4.4 Inter-screener reliability
To ensure consistent interpretation of the screening criteria between screeners, the members of the screening team each screened the same initial set of 50 documents and then compared and contrasted our application of the inclusion and exclusion criteria. After refining our collective interpretation of the criteria, we repeated this process with 100 documents, at which point we were confident that we were able to apply the criteria in a similar fashion.
Screeners were given the option of responding ‘Maybe’ to inclusion/exclusion where there was uncertainty regarding inclusion criteria, or where inclusion was borderline. In these cases, the Screening Coordinator (PF) double-screened the document.
4.5 Sample size
Of a total of 48,816 documents retrieved following duplicate removal, the screening team manually screened 4500 documents through an iterative screening process detailed in Table 4. Batches 1 and 3 were small batches of 100 documents each, and were used to train screeners and conduct consistency checking and ensure quality control of screening across team members. Batch 2 was conducted on a random sample of documents, and was used as the primary training batch for the machine classifier. From Batch 3 onwards, each screened batch represented a non-random sample of documents, selecting documents identified by the classifier as the most likely to be relevant. After each batch, the classifier was re-run to improve prediction performance. As the sample of manually screened documents increases, the classifier is increasingly able to differentiate relevance of documents to inclusion and exclusion criteria.

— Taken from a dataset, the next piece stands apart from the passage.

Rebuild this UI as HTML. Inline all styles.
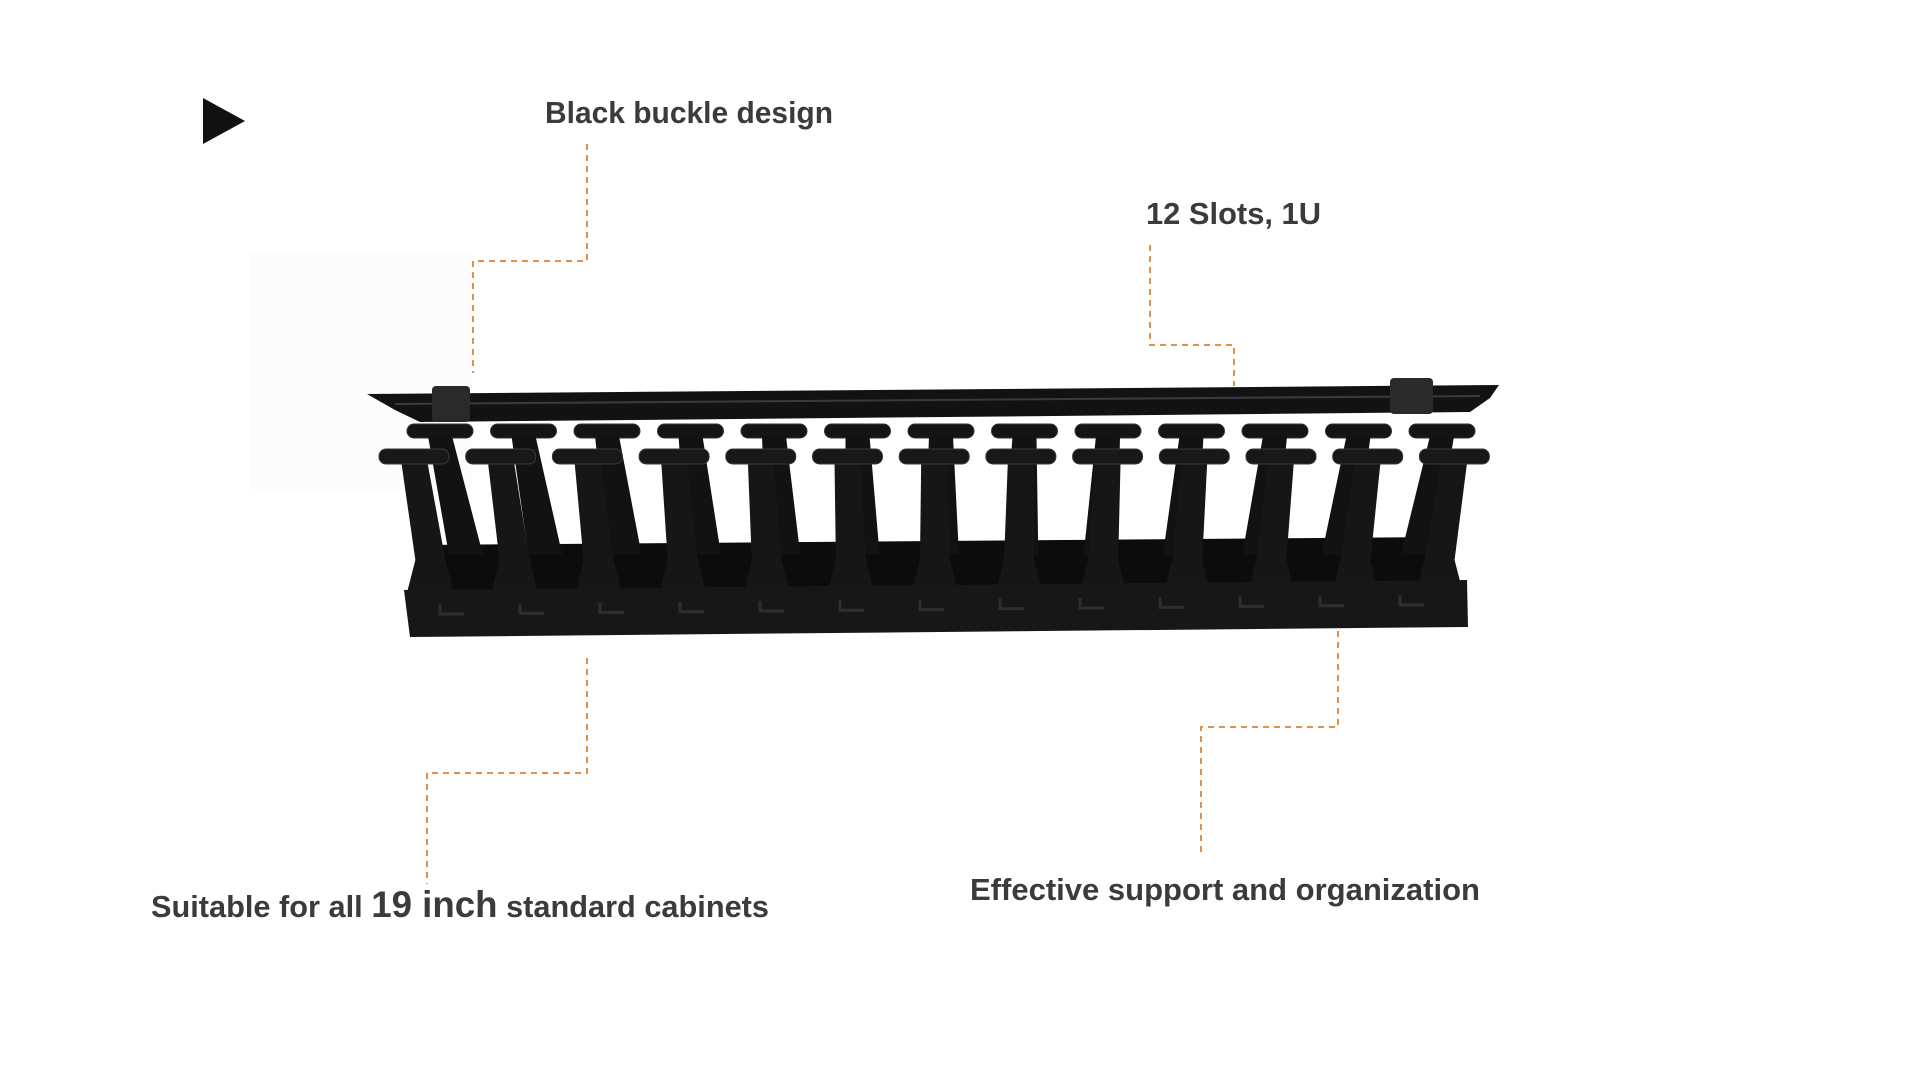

In later batches, the proportion of relevant documents decreases as the screeners have increasingly already screened the most relevant documents. Beginning with Batch 10, therefore, small batches were screened to iteratively assess the number of remaining relevant documents. Once this was determined to be minimized, Batches 12 and 13 were conducted on random samples of literature. These random samples of remaining documents allowed us to estimate the proportion of relevant documents remaining that had not yet been manually screened.
Performance statistics generated by the machine learning classifier showed negligible potential to increase recall further, meaning that the remaining un-screened documents were likely to be: a) not relevant and would be excluded if screened manually, or b) if relevant, would be borderline or marginally relevant, or c) relevant but include limited reference to key climate adaptation vocabulary (Figure 3). A total of 347 borderline or unclear documents were double-screened by the Screening Coordinator.
5.0 Coding of meta-data
Although the majority of data extraction was collected during a separate coding phase, we did extract some data during screening. This included:
1. Reason for exclusion
2. Sector (multiple answers allowed)
3. Region (multiple answers allowed)
Data on sector and region were collected only for documents meeting inclusion criteria for either database, and were designed to: a) allowed sorting of relevant documents by sector and region, and b) allow assignment of documents to coders with relevant expertise. Our extraction form also collected data on cross-cutting themes, though these were found to be unreliable and difficult to determine from the title and abstract only, and were thus not used for further coding or analysis.
6.0 Critical Appraisal
Critical appraisal was not used for article inclusion or exclusion since this review includes literature with a range of methods. Quality appraisal was, however, undertaken on all documents/studies meeting inclusion criteria, and was part of the assessment of confidence in evidence. Details are thus summarized in Protocol 3 (Data extraction).